TECHNO-SPIRITUALITY AND THE GENDERING OF ELECTRONIC MUSIC  
Rosalind Hackett (University of the Western Cape)

Paper short abstract:

The paper explores the sonic worlds of women electronic music composers and artists, in both Asia and the West, where technological improvisation is used to mediate perceived other- or inner-worldly experiences and challenge patterns of exclusion.

Paper long abstract:

In this paper, I contend that electronic music constitutes a productive, yet under-researched, area for understanding the synergies between technology, corporeality, materiality, and spirituality. I focus on the field of avant-garde electronic music, more specifically on some of its pioneering women artists from different parts of the globe. The latter provide a valuable resource for exploring the capacity of new sound and music technologies to mediate the perceived other- or inner-worldly, and to do spiritual, in addition to cultural and political, work.

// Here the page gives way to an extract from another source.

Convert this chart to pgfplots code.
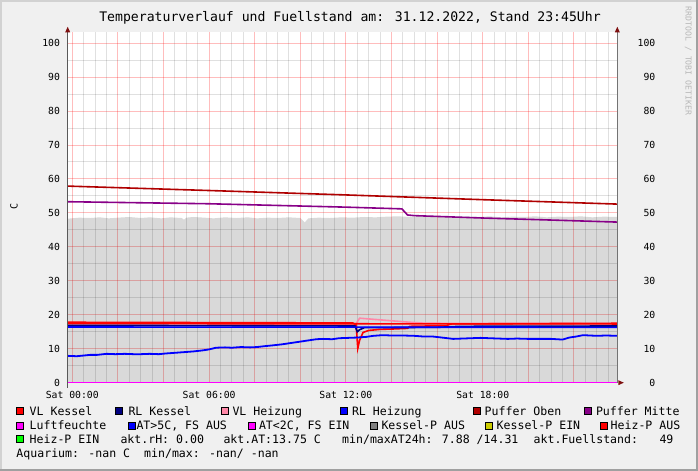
\documentclass[border=0pt]{standalone}
\usepackage{fontspec}
\setmainfont{DejaVu Sans Mono}
\usepackage{pgfplots}
\pgfplotsset{compat=1.18}
\definecolor{bgc}{HTML}{F0F0F0}
\definecolor{shadeA}{HTML}{D2D2D2}
\definecolor{shadeB}{HTML}{A0A0A0}
\definecolor{arrowc}{HTML}{7F1010}
\definecolor{vlk}{HTML}{FF0000}
\definecolor{rlk}{HTML}{000080}
\definecolor{vlh}{HTML}{FF88A8}
\definecolor{rlh}{HTML}{0000FF}
\definecolor{pob}{HTML}{B00000}
\definecolor{pmi}{HTML}{880088}
\definecolor{luf}{HTML}{FF00FF}
\definecolor{kpa}{HTML}{808080}
\definecolor{kpe}{HTML}{CCCC00}
\definecolor{hpe}{HTML}{00FF00}
\newcommand{\lbox}[3]{\filldraw[fill=#3,draw=black,line width=0.7] (#1,#2) rectangle ++(7,7);}
\newcommand{\ltxt}[3]{\node[anchor=base west,inner sep=0pt,font=\fontsize{11.6}{13}\selectfont] at (#1,#2) {#3};}
\begin{document}
\begin{tikzpicture}[x=1bp,y=1bp]
\useasboundingbox (0,0) rectangle (698,471);
\fill[bgc] (0,0) rectangle (698,471);
\fill[shadeA] (0,0) rectangle (2,471);
\fill[shadeA] (0,469) rectangle (698,471);
\fill[shadeB] (696,0) rectangle (698,471);
\fill[shadeB] (0,0) rectangle (698,2);
\fill[white] (67.7,88.3) rectangle (617.3,438.7);
\begin{axis}[
  at={(67.7bp,88.3bp)}, anchor=south west,
  scale only axis, width=549.6bp, height=350.4bp,
  xmin=-0.2, xmax=23.9, ymin=0, ymax=103.2,
  axis line style={draw=none},
  clip=false,
  xtick={0,2,...,22},
  xticklabels={Sat 00:00,,,Sat 06:00,,,Sat 12:00,,,Sat 18:00,,},
  minor xtick={0.5,1,1.5,2.5,3,3.5,4.5,5,5.5,6.5,7,7.5,8.5,9,9.5,10.5,11,11.5,12.5,13,13.5,14.5,15,15.5,16.5,17,17.5,18.5,19,19.5,20.5,21,21.5,22.5,23,23.5},
  ytick={0,10,...,100},
  minor ytick={5,15,...,95},
  grid=both,
  major grid style={draw=red, opacity=0.26, line width=1bp},
  minor grid style={draw=black, opacity=0.12, line width=1bp},
  major tick length=0pt, minor tick length=0pt,
  /pgf/number format/assume math mode=true,
  tick label style={font=\fontsize{9.8}{11}\selectfont, text=black, inner sep=0pt},
  yticklabel style={anchor=east, xshift=-7.5bp},
  xticklabel style={anchor=north, yshift=-8.7bp},
]
% Fuellstand area
\addplot[draw=none, fill=black, fill opacity=0.15] coordinates {
(-0.2,48.3)(0.3,48.6)(0.8,48.5)(1.2,48.7)(1.6,48.4)(2.0,48.6)(2.5,48.8)(3.0,48.5)(3.4,48.7)(3.9,48.4)
(4.3,48.7)(4.8,48.5)(4.9,48.0)(5.0,48.6)(5.3,48.8)(5.8,48.6)(6.2,48.4)(6.7,48.7)(7.2,48.5)(7.7,48.7)(8.1,48.4)
(8.6,48.6)(9.0,48.5)(9.5,48.7)(10.0,48.5)(10.2,47.2)(10.35,48.4)(10.8,48.6)(11.3,48.5)(11.8,48.7)
(12.3,48.6)(12.8,48.8)(13.3,48.7)(13.8,48.9)(14.3,49.0)(14.8,48.8)(15.3,49.0)(15.8,48.8)(16.3,48.9)
(16.8,48.7)(17.3,48.9)(17.8,48.8)(18.3,49.0)(18.8,48.7)(19.3,48.9)(19.8,48.8)(20.3,49.0)(20.8,48.7)
(21.3,48.9)(21.8,48.8)(22.3,49.0)(22.8,48.7)(23.3,48.9)(23.9,48.8)} \closedcycle;
% VL Heizung
\addplot[vlh, line width=1.6bp] coordinates {(-0.2,17.4)(12.45,17.4)(12.6,19.0)(14.8,17.8)(15.5,17.5)(23.9,17.4)};
% continuous red
\addplot[vlk, line width=1.6bp] coordinates {(-0.2,17.4)(23.9,17.3)};
% VL Kessel
\addplot[vlk, line width=1.6bp] coordinates {(-0.2,17.8)(6,17.7)(12.3,17.6)(12.45,17.0)(12.52,10.1)(12.6,12.5)(12.75,14.8)(13.0,15.4)(13.5,15.7)(14.0,15.8)(14.7,16.0)(14.8,16.6)(16.4,16.8)(16.6,17.3)(23.9,17.5)};
% RL Kessel
\addplot[rlk, line width=1.6bp] coordinates {(-0.2,16.9)(12.4,16.7)(12.5,15.0)(12.6,15.6)(12.8,16.2)(16,16.3)(17,16.6)(23.9,16.7)};
% RL Heizung
\addplot[rlh, line width=1.6bp] coordinates {(-0.2,16.4)(23.9,16.3)};
% Puffer Oben
\addplot[pob, line width=1.6bp] coordinates {(-0.2,57.9)(6,56.6)(12,55.3)(18,53.9)(23.9,52.6)};
% Puffer Mitte
\addplot[pmi, line width=1.6bp] coordinates {(-0.2,53.3)(6,52.7)(12,51.7)(14.45,51.2)(14.55,50.5)(14.7,49.4)(15.0,49.2)(18,48.5)(21,47.9)(23.9,47.3)};
% Luftfeuchte
\addplot[luf, line width=1.6bp] coordinates {(-0.2,0)(23.9,0)};
% Aussentemperatur
\addplot[rlh, line width=1.8bp] coordinates {
(-0.2,7.9)(0.2,7.8)(0.5,8.0)(0.8,8.2)(1.1,8.2)(1.5,8.5)(1.9,8.4)(2.3,8.5)(2.7,8.4)(3.0,8.4)
(3.4,8.5)(3.8,8.4)(4.1,8.6)(4.5,8.8)(4.9,9.0)(5.3,9.2)(5.7,9.5)(6.0,9.8)(6.3,10.3)(6.7,10.4)
(7.0,10.3)(7.4,10.5)(7.8,10.4)(8.1,10.5)(8.5,10.8)(8.8,11.0)(9.2,11.3)(9.6,11.7)(10.0,12.1)(10.3,12.4)
(10.7,12.8)(11.0,12.9)(11.4,12.8)(11.7,13.1)(12.1,13.2)(12.5,13.3)(12.9,13.5)(13.2,13.8)(13.6,14.0)(14.0,13.9)
(14.5,13.9)(15.0,13.8)(15.4,13.6)(15.8,13.6)(16.2,13.3)(16.7,12.9)(17.1,13.0)(17.5,13.1)(17.9,13.2)(18.3,13.1)
(18.7,13.0)(19.1,12.9)(19.5,13.0)(20.0,12.9)(20.5,12.9)(21.0,12.9)(21.5,12.7)(21.8,13.3)(22.1,13.6)(22.4,14.0)
(22.7,13.9)(23.0,13.8)(23.4,13.9)(23.9,13.8)};
% axis lines
\draw[black!65, line width=1bp] ([yshift=-5bp]rel axis cs:0,0) -- (rel axis cs:0,1);
\draw[black!55, line width=1bp] (rel axis cs:1,0) -- (rel axis cs:1,1);
\fill[arrowc] ([xshift=-2.5bp]rel axis cs:0,1) -- ([xshift=2.5bp]rel axis cs:0,1) -- ([yshift=5.5bp]rel axis cs:0,1) -- cycle;
\fill[arrowc] ([xshift=-2.5bp]rel axis cs:1,1) -- ([xshift=2.5bp]rel axis cs:1,1) -- ([yshift=5.5bp]rel axis cs:1,1) -- cycle;
\fill[arrowc] ([xshift=1bp,yshift=-2.5bp]rel axis cs:1,0) -- ([xshift=1bp,yshift=2.5bp]rel axis cs:1,0) -- ([xshift=6.5bp]rel axis cs:1,0) -- cycle;
\end{axis}
\begin{axis}[
  at={(67.7bp,88.3bp)}, anchor=south west,
  scale only axis, width=549.6bp, height=350.4bp,
  xmin=-0.2, xmax=23.9, ymin=0, ymax=103.2,
  axis line style={draw=none},
  xtick=\empty,
  ytick={0,10,...,100},
  yticklabel pos=right,
  major tick length=0pt,
  /pgf/number format/assume math mode=true,
  tick label style={font=\fontsize{9.8}{11}\selectfont, text=black, inner sep=0pt},
  yticklabel style={anchor=east, xshift=38.2bp},
]
\end{axis}
% title
\node[anchor=base,inner sep=0pt,font=\fontsize{13.2}{15}\selectfont] at (350,449.2) {Temperaturverlauf und Fuellstand am: 31.12.2022, Stand 23:45Uhr};
% y label
\node[rotate=90,inner sep=0pt,font=\fontsize{10}{12}\selectfont] at (14,264) {C};
% rrdtool
\node[rotate=-90,inner sep=0pt,text=black!28,font=\fontsize{8.2}{10}\selectfont] at (688.3,410) {RRDTOOL / TOBI OETIKER};
% legend row 1
\lbox{16}{56.5}{vlk}\ltxt{29.5}{55.8}{VL Kessel}
\lbox{115}{56.5}{rlk}\ltxt{128.3}{55.8}{RL Kessel}
\lbox{221}{56.5}{vlh}\ltxt{232.3}{55.8}{VL Heizung}
\lbox{340}{56.5}{rlh}\ltxt{351.8}{55.8}{RL Heizung}
\lbox{473}{56.5}{pob}\ltxt{484.5}{55.8}{Puffer Oben}
\lbox{584.5}{56.5}{pmi}\ltxt{595.8}{55.8}{Puffer Mitte}
% row 2
\lbox{16}{41.8}{luf}\ltxt{29.5}{41.1}{Luftfeuchte}
\lbox{128}{41.8}{rlh}\ltxt{136.3}{41.1}{AT>5C, FS AUS}
\lbox{248.5}{41.8}{luf}\ltxt{258.8}{41.1}{AT<2C, FS EIN}
\lbox{370.5}{41.8}{kpa}\ltxt{381.3}{41.1}{Kessel-P AUS}
\lbox{485}{41.8}{kpe}\ltxt{496.5}{41.1}{Kessel-P EIN}
\lbox{600.5}{41.8}{vlk}\ltxt{610.5}{41.1}{Heiz-P AUS}
% row 3
\lbox{16}{28.2}{hpe}\ltxt{29.5}{27.5}{Heiz-P EIN}
\ltxt{120.3}{27.5}{akt.rH: 0.00}
\ltxt{223.3}{27.5}{akt.AT:13.75 C}
\ltxt{342}{27.5}{min/maxAT24h: 7.88 /14.31}
\ltxt{533.5}{27.5}{akt.Fuellstand:}
\ltxt{659.3}{27.5}{49}
% row 4
\ltxt{16.3}{13.1}{Aquarium: -nan C}
\ltxt{144}{13.1}{min/max: -nan/ -nan}
\end{tikzpicture}
\end{document}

Significantly, improvisation is a hallmark of their soundscapes, and an emancipatory act for many. In seeking to discern the religious roots and spiritual inflections of these women electronic composers and performers the researcher must navigate a range of resources whether documentaries (Sisters with Transistors, 2021), publications, recordings, interviews, networks, festivals, websites or social media. Another (exciting) challenge for religion scholars venturing into these new sonic territories is to analyze the discursive framing--whether transhuman, transcendent, immanent, sublime, transformative, meditative, or mystical--for what this conveys about gendered cross-cultural engagements with the post-secular.